Delicious air fryer coconut shrimp made with only a small handful of ingredients in about 30 minutes.
Set up your breading station. Start by, adding your flour and salt to one shallow bowl, the panko and the coconut to another shallow bowl and then whisk your egg in the third shallow bowl.
Now, preheat your air fryer to 350ºF.
Use one hand to take your shrimp and dip it in the flour first and shake off any excess flour. Then, using a different hand, dip it in the egg. Use your dry hand to then dip it in the panko/coconut mixture. Press the panko/coconut mix into the shrimp to make sure it adheres. Transfer coated shrimp to a plate until all are done.

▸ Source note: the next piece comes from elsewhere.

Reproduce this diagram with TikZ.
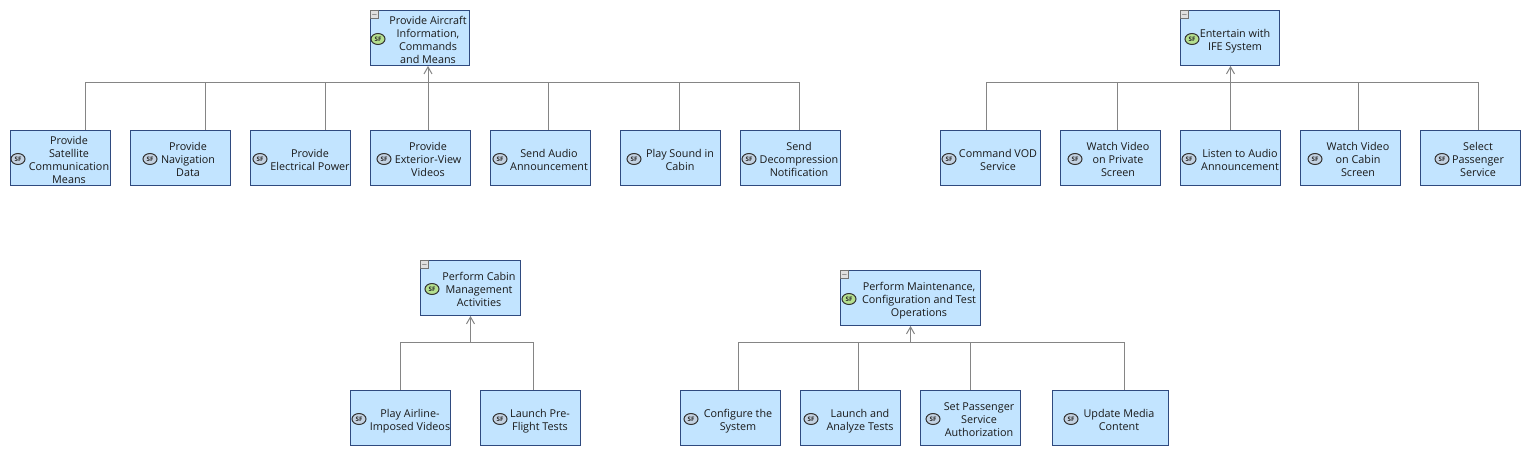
\documentclass[tikz,border=0pt]{standalone}
\usepackage{fontspec}
\setmainfont{Open Sans}
\usetikzlibrary{shapes.geometric,arrows.meta}
\definecolor{boxfill}{HTML}{C2E4FF}
\definecolor{boxline}{HTML}{2F4A7F}
\definecolor{conncol}{HTML}{858585}
\definecolor{leafbadge}{HTML}{C4D2E2}
\definecolor{rootbadge}{HTML}{B5E08F}
\tikzset{
  x=1pt,y=-1pt,
  boxnode/.style={draw=boxline,fill=boxfill,line width=0.9pt,inner sep=0pt,rectangle},
  boxtext/.style={align=center,inner sep=0pt,font=\fontsize{10.8}{13}\selectfont,text=black!90},
  badge/.style={ellipse,draw=black!80,line width=1pt,inner sep=0pt,minimum width=14pt,minimum height=11pt,font=\fontsize{6.2}{6.2}\selectfont\bfseries,text=black!85},
  minusbox/.style={draw=black!55,fill=black!12,line width=0.5pt,inner sep=0pt,minimum width=8pt,minimum height=8pt,font=\fontsize{7}{7}\selectfont},
  link/.style={draw=conncol,line width=1pt},
  uparrow/.style={link,-{Straight Barb[length=7pt,width=8pt,line width=1pt]}},
}
% name, x1, y1, x2, y2, text centre x, badge x, badge colour, text
\newcommand{\leafbx}[9]{%
  \node[boxnode,minimum width=#4-#2-0.5,minimum height=#5-#3-0.5] (#1) at ({(#2+#4)/2-0.25},{(#3+#5)/2-0.25}) {};
  \node[boxtext] (#1t) at (#6,{(#3+#5)/2+3}) {\rule{0pt}{8pt}#9\rule[-3pt]{0pt}{3pt}};
  \node[badge,fill=#8] (#1b) at (#7,{(#3+#5)/2+1}) {SF};
}
\newcommand{\rootbx}[9]{%
  \leafbx{#1}{#2}{#3}{#4}{#5}{#6}{#7}{#8}{#9}
  \node[minusbox] (#1m) at (#2+4.5,#3+4.5) {$-$};
}
\begin{document}
\begin{tikzpicture}
\useasboundingbox (0,0) rectangle (1531,456);
\fill[white] (0,0) rectangle (1531,456);
% hubs on the buses
\coordinate (hubA) at (428,82);
\coordinate (hubB) at (1230.5,82);
\coordinate (hubC) at (470.5,342);
\coordinate (hubD) at (910.5,342);

\rootbx{A}{370}{10}{470}{66}{428}{378}{rootbadge}{Provide Aircraft\\Information,\\Commands\\and Means}
\leafbx{a1}{10}{130}{111}{186}{69}{18}{leafbadge}{Provide\\Satellite\\Communication\\Means}
\leafbx{a2}{130}{130}{231}{186}{188}{150}{leafbadge}{Provide\\Navigation\\Data}
\leafbx{a3}{250}{130}{351}{186}{310}{260}{leafbadge}{Provide\\Electrical Power}
\leafbx{a4}{370}{130}{471}{186}{428}{384}{leafbadge}{Provide\\Exterior-View\\Videos}
\leafbx{a5}{490}{130}{591}{186}{549}{500}{leafbadge}{Send Audio\\Announcement}
\leafbx{a6}{620}{130}{721}{186}{680}{634}{leafbadge}{Play Sound in\\Cabin}
\leafbx{a7}{740}{130}{841}{186}{799}{749}{leafbadge}{Send\\Decompression\\Notification}

\rootbx{B}{1180}{10}{1280}{66}{1235}{1192}{rootbadge}{Entertain with\\IFE System}
\leafbx{b1}{940}{130}{1041}{186}{998}{949}{leafbadge}{Command VOD\\Service}
\leafbx{b2}{1060}{130}{1161}{186}{1118}{1075}{leafbadge}{Watch Video\\on Private\\Screen}
\leafbx{b3}{1180}{130}{1281}{186}{1240}{1189}{leafbadge}{Listen to Audio\\Announcement}
\leafbx{b4}{1300}{130}{1401}{186}{1358}{1315}{leafbadge}{Watch Video\\on Cabin\\Screen}
\leafbx{b5}{1420}{130}{1521}{186}{1478}{1442}{leafbadge}{Select\\Passenger\\Service}

\rootbx{C}{420}{260}{521}{316}{479}{432}{rootbadge}{Perform Cabin\\Management\\Activities}
\leafbx{c1}{350}{390}{451}{446}{410}{359}{leafbadge}{Play Airline-\\Imposed Videos}
\leafbx{c2}{480}{390}{581}{446}{540}{500}{leafbadge}{Launch Pre-\\Flight Tests}

\rootbx{D}{840}{270}{981}{326}{919}{849}{rootbadge}{Perform Maintenance,\\Configuration and Test\\Operations}
\leafbx{d1}{680}{390}{781}{446}{738}{691}{leafbadge}{Configure the\\System}
\leafbx{d2}{800}{390}{901}{446}{860}{811}{leafbadge}{Launch and\\Analyze Tests}
\leafbx{d3}{920}{390}{1021}{446}{979}{933}{leafbadge}{Set Passenger\\Service\\Authorization}
\leafbx{d4}{1052}{390}{1169}{446}{1119}{1071}{leafbadge}{Update Media\\Content}

% connectors
\draw[link] ([xshift=25]a1.north) |- (hubA);
\draw[link] ([xshift=25]a2.north) |- (hubA);
\draw[link] ([xshift=25]a3.north) |- (hubA);
\draw[link] (hubA |- a4.north) -- (hubA);
\draw[link] ([xshift=8]a5.north) |- (hubA);
\draw[link] ([xshift=9]a6.north) |- (hubA);
\draw[link] ([xshift=9]a7.north) |- (hubA);
\draw[uparrow] (hubA) -- (hubA |- A.south);

\draw[link] ([xshift=-4]b1.north) |- (hubB);
\draw[link] ([xshift=7]b2.north) |- (hubB);
\draw[link] (hubB |- b3.north) -- (hubB);
\draw[link] ([xshift=8]b4.north) |- (hubB);
\draw[link] ([xshift=8]b5.north) |- (hubB);
\draw[uparrow] (hubB) -- (hubB |- B.south);

\draw[link] (c1.north) |- (hubC);
\draw[link] ([xshift=3]c2.north) |- (hubC);
\draw[uparrow] (hubC) -- (hubC |- C.south);

\draw[link] ([xshift=8.5]d1.north) |- (hubD);
\draw[link] ([xshift=8]d2.north) |- (hubD);
\draw[link] (d3.north) |- (hubD);
\draw[link] ([xshift=14]d4.north) |- (hubD);
\draw[uparrow] (hubD) -- (hubD |- D.south);
\end{tikzpicture}
\end{document}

Spray your air fryer with some avocado oil first. Then add your shrimp to the air fryer compartment. Make sure there is some space between the shrimp so they aren't all overlapping. Spray the coconut shrimp with avocado oil.
Set your timer for 6 minutes, then open, and flip them over and spray them again lightly with avocado oil. Continue baking for an additional 5 to 6 minutes, until just golden brown and crunchy. In total, these can take about 10 to 12 minutes.
Enjoy with your favourite dip!
Check on them: the beauty of an air fryer is that you can open it up at any time to check on your food. I recommend taking a peek to see how they're cooking to avoid any burning. This goes for any recipe you're making in an air fryer.
Space them out: you want to ensure these coconut shrimp get crispy, so try and space them out a bit. Don't layer them, they should all be in one single layer.
Keep the tails on: this makes it easier for dipping, plus it also looks better too!
Pat your shrimp dry: this will help to ensure that your shrimp can adhere to the coating and will get the extra crispy.